E, segundo Crema, Leloup e Weil, é o que está acontecendo de novo, com a crise dos nossos sistemas de produção, trabalho e valores. “O novo modelo é ainda embrionário, e os visionários dessa possibilidade de sociedade não-normótica ainda são minoria”, diz Crema.

Enquanto a maioria de nós se adapta a um ambiente social doente, quem resiste à normose acaba considerado desajustado, por não obedecer ao estado “normal” das coisas.

Crema afirma ainda que cada um de nós tem talentos diversos, mas “o normótico padece de falta de empenho em fazer florescer seus dons e enterra seus talentos com medo da própria grandeza, fugindo da sua missão individual e intransferível”. Acrescenta ainda que, “quando temos necessidade de, a todo custo, ser como os outros, não escutamos nossa própria vocação”.

A cura da normose é um trabalho individual, de olhar para dentro de si mesmo, mas alguns esforços sociais podem ajudar. Os autores sugerem, por exemplo, um novo modelo educacional, onde a escola seja o lugar onde as crianças descobrem suas verdadeiras vocações, em vez de tentar padronizar os alunos e convencê-los a serem normais.

A filósofa Dulce Magalhães, por sua vez, entende que a “cura” para a normose está em mudarmos o modo mental, abandonando o modelo da escassez, que hoje rege o mundo, e abraçando o da abundância. Ela explica: “Desde a infância, aprendemos que o que vem fácil vai fácil e que, se a vida não for difícil, não é digna. Precisamos mudar isso e entender que esforço não é tarefa”. Neste contexto, quantos de nós chegamos em casa reclamando para mostrarmos (a nós mesmos e aos outros) que trabalhamos muito e tivemos um dia duro, como se isso trouxesse algum tipo de mérito?
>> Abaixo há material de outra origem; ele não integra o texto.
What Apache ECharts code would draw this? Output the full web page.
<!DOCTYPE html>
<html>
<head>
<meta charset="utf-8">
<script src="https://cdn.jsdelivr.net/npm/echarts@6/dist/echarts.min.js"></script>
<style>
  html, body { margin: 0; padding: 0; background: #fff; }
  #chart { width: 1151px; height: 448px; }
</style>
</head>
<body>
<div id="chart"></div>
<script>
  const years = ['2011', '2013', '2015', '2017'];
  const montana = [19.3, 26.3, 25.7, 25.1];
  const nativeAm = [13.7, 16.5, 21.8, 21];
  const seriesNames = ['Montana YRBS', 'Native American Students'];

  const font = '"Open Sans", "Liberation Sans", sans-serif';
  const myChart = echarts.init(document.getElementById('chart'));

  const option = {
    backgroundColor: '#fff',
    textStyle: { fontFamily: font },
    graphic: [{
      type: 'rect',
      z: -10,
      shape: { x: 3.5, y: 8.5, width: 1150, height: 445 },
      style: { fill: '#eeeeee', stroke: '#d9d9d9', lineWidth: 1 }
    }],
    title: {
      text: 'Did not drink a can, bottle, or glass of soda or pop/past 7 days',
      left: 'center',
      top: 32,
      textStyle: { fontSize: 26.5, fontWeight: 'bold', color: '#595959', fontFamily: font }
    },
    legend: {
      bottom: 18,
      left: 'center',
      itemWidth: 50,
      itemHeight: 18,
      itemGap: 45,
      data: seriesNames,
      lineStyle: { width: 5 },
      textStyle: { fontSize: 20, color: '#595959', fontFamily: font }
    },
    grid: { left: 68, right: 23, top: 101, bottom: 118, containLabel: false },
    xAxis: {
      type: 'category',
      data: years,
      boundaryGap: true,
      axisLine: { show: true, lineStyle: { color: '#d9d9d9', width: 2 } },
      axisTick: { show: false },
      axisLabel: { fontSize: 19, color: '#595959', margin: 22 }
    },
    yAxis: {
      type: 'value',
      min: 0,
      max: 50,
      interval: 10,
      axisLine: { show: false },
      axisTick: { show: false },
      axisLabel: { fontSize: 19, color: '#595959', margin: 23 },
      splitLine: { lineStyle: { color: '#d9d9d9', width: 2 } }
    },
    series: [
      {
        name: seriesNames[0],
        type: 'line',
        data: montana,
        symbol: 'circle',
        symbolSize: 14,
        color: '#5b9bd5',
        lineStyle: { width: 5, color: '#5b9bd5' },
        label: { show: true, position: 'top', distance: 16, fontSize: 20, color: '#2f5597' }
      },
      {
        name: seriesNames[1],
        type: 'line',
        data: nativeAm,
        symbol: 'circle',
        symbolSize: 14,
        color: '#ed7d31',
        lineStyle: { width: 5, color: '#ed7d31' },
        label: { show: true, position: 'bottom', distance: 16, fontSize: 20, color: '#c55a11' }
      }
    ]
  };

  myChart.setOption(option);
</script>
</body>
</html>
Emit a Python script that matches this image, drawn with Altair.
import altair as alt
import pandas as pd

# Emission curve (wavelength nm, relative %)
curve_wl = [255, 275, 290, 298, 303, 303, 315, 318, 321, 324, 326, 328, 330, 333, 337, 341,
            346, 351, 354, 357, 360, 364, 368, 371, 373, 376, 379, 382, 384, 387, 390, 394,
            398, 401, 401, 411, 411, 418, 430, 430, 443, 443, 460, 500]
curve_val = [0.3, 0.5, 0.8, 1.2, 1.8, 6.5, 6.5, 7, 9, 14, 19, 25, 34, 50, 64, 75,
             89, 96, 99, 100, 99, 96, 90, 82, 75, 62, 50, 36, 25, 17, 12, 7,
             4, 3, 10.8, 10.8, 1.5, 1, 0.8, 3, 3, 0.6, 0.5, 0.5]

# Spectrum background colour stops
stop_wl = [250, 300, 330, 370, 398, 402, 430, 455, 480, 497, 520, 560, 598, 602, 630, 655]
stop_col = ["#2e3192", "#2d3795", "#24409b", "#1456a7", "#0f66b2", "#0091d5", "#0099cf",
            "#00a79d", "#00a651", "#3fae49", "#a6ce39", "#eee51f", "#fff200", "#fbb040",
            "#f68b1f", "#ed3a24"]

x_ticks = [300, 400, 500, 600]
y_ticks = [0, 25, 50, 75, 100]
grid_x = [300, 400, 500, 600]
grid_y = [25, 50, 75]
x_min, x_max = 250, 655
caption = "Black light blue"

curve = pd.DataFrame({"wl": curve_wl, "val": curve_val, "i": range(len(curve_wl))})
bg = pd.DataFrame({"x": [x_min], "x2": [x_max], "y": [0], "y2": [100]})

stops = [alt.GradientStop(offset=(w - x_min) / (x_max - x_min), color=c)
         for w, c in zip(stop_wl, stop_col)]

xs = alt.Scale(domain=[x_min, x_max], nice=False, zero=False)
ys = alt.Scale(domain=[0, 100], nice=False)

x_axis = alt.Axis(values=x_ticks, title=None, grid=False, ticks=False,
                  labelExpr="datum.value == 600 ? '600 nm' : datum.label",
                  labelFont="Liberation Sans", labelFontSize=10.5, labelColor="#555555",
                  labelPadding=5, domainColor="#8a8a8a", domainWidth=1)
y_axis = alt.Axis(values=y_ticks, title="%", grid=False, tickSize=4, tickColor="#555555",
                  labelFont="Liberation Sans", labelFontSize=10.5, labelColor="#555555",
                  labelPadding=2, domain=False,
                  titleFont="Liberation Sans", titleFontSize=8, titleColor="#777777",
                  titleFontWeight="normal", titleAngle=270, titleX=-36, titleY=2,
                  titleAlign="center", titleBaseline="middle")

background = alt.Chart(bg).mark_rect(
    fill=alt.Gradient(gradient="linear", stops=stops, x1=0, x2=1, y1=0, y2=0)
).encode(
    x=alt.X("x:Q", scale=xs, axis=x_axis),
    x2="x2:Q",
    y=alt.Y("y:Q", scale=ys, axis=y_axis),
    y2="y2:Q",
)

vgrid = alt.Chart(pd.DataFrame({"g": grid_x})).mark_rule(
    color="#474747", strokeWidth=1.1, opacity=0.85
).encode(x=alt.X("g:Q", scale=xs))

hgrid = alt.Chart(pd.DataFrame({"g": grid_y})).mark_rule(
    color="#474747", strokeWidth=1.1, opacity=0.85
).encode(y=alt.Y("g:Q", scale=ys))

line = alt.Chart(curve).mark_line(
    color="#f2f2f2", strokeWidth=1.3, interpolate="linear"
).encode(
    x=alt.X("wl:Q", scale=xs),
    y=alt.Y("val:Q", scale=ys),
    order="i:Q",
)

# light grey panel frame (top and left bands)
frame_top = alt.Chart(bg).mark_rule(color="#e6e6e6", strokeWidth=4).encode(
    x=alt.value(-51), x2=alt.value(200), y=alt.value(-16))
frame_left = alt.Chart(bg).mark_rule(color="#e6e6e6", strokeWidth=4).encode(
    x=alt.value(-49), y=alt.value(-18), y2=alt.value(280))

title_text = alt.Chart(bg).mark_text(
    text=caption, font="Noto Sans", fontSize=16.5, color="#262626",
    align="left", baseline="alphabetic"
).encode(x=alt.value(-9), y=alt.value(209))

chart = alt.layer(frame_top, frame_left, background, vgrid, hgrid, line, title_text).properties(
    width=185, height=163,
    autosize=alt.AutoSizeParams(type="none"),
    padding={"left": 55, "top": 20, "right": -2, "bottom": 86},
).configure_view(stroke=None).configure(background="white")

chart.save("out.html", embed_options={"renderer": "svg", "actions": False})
Mundo afora, estão surgindo escolas com uma nova lógica, como a Escola da Ponte, em Portugal. A instituição não segue um sistema baseado em séries, e os professores não são responsáveis por uma disciplina ou por turmas específicas. As crianças e os adolescentes que lá estudam definem quais são suas áreas de interesse e desenvolvem seus próprios projetos de pesquisa, tanto em grupo como individuais.
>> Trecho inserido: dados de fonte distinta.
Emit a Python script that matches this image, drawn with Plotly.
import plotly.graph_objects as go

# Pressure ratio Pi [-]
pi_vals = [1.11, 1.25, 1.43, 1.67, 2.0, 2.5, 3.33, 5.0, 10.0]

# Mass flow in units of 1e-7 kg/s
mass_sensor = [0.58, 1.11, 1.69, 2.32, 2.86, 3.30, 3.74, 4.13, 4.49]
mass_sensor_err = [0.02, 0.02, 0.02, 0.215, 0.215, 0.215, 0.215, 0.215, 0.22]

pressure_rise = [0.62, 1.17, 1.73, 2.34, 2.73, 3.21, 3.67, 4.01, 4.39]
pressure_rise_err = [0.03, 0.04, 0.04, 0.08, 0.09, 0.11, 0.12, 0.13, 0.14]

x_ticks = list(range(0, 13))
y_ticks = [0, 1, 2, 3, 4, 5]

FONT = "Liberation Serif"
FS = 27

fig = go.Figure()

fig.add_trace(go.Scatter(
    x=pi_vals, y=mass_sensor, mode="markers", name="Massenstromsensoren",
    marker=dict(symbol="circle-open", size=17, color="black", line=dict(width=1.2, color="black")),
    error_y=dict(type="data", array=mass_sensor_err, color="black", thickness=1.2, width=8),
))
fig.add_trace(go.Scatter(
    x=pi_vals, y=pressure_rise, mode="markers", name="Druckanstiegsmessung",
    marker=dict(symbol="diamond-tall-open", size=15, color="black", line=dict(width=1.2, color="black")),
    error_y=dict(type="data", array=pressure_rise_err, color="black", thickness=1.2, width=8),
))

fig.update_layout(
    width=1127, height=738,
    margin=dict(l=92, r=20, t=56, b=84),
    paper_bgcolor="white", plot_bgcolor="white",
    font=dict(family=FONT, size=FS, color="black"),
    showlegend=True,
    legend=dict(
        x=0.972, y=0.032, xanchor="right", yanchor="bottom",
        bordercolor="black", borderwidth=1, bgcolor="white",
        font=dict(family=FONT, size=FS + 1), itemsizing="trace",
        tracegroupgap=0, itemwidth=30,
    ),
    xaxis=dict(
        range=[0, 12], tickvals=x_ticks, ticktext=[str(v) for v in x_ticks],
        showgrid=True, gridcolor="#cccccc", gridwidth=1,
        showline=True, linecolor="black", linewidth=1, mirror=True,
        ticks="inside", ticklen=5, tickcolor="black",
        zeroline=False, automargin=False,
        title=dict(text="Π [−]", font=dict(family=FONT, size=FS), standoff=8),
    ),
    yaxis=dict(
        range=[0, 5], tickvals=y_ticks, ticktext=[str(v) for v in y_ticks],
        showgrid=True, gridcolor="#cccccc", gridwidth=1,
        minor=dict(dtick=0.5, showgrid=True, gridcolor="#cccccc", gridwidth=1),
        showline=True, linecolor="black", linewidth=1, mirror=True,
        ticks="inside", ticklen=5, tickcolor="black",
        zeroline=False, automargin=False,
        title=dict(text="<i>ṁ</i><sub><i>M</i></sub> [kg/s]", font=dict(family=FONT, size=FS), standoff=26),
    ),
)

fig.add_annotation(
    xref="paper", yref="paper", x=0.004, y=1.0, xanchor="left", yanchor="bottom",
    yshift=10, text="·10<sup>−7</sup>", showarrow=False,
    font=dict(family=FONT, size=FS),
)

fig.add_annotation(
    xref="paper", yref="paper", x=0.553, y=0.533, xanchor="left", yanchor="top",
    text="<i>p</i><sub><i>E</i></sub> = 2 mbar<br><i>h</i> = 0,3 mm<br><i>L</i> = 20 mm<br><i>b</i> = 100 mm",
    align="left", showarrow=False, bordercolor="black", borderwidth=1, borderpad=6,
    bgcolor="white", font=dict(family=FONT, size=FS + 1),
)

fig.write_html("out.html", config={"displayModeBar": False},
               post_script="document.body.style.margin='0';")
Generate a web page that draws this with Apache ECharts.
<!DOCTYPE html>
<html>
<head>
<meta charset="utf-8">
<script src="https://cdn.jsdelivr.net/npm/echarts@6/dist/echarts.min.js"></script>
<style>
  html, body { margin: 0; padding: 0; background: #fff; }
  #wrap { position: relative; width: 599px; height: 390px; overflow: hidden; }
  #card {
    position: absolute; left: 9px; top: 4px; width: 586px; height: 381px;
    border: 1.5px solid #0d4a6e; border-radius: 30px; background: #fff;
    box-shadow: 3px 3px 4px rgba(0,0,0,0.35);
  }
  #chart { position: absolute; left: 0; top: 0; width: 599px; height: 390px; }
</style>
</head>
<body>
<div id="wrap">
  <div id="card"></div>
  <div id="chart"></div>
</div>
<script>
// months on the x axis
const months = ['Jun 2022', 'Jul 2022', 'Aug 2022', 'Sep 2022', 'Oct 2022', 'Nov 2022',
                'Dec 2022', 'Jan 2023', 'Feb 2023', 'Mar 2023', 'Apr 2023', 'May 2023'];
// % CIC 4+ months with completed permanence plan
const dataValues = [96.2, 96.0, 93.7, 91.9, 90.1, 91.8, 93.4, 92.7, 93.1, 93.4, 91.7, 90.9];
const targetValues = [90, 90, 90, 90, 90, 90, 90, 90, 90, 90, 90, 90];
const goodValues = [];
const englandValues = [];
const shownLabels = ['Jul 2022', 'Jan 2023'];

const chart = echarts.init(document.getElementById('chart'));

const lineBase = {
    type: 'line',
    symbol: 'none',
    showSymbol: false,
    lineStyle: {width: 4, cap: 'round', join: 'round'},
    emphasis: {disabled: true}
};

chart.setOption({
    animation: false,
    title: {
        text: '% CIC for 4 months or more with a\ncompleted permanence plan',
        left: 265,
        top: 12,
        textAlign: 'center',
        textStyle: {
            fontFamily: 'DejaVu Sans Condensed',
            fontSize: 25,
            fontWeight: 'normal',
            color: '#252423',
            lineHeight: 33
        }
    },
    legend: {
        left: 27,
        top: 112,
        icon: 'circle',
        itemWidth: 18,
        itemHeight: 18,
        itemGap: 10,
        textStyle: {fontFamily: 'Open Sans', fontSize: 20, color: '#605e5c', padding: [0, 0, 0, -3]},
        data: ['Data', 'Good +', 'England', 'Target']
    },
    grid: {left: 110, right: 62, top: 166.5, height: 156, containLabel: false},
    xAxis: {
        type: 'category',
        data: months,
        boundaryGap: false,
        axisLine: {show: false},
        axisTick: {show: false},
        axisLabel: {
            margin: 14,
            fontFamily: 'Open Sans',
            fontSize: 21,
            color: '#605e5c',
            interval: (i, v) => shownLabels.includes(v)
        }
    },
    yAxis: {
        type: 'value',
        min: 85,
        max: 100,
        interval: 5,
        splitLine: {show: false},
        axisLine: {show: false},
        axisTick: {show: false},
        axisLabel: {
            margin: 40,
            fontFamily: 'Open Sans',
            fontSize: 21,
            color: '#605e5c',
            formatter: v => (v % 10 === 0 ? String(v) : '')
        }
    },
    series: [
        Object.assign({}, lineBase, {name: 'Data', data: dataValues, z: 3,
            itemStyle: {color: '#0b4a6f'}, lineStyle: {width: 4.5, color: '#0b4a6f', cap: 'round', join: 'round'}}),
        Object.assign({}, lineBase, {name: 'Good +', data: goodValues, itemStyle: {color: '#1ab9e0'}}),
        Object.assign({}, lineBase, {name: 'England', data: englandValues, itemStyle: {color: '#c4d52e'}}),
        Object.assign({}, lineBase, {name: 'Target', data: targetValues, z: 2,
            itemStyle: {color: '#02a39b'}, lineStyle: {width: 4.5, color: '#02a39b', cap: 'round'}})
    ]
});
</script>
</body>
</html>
Algo similar esta acontecendo no mundo empresarial, onde empresas estão dando voz à liberdade individual. O caso clássico, é o do Google, cuja sede, em Mountain View, na Califórnia, conta com salas de jogos, videogames, espaços ao ar livre e tempo reservado para que cada funcionário desenvolva seus próprios projetos para a empresa, com total autonomia.

A cura da normose não vai ser resultado de uma ou outra iniciativa isolada – ela só vai ser possível quando houver no mundo gente suficiente disposta a questionar tudo o que achamos normal.E talvez isso demore anos para acontecer. A explicação para isso pode estar em uma espécie de bug que todos carregamos no cérebro, que tem uma tendência a sempre recusar novos jeitos de olhar o mundo. É o que explica o psicólogo israelense Daniel Kahneman, ganhador do Prêmio Nobel de Economia de 2002, em seu livro Rápido e Devagar: Duas formas de pensar. Segundo ele, nosso cérebro confunde o que é familiar com o que é correto: ao ver ou sentir algo que desperta alguma memória, o cérebro define aquele “familiar” como “correto”, da mesma maneira que o novo é decodificado como passível de desconfiança.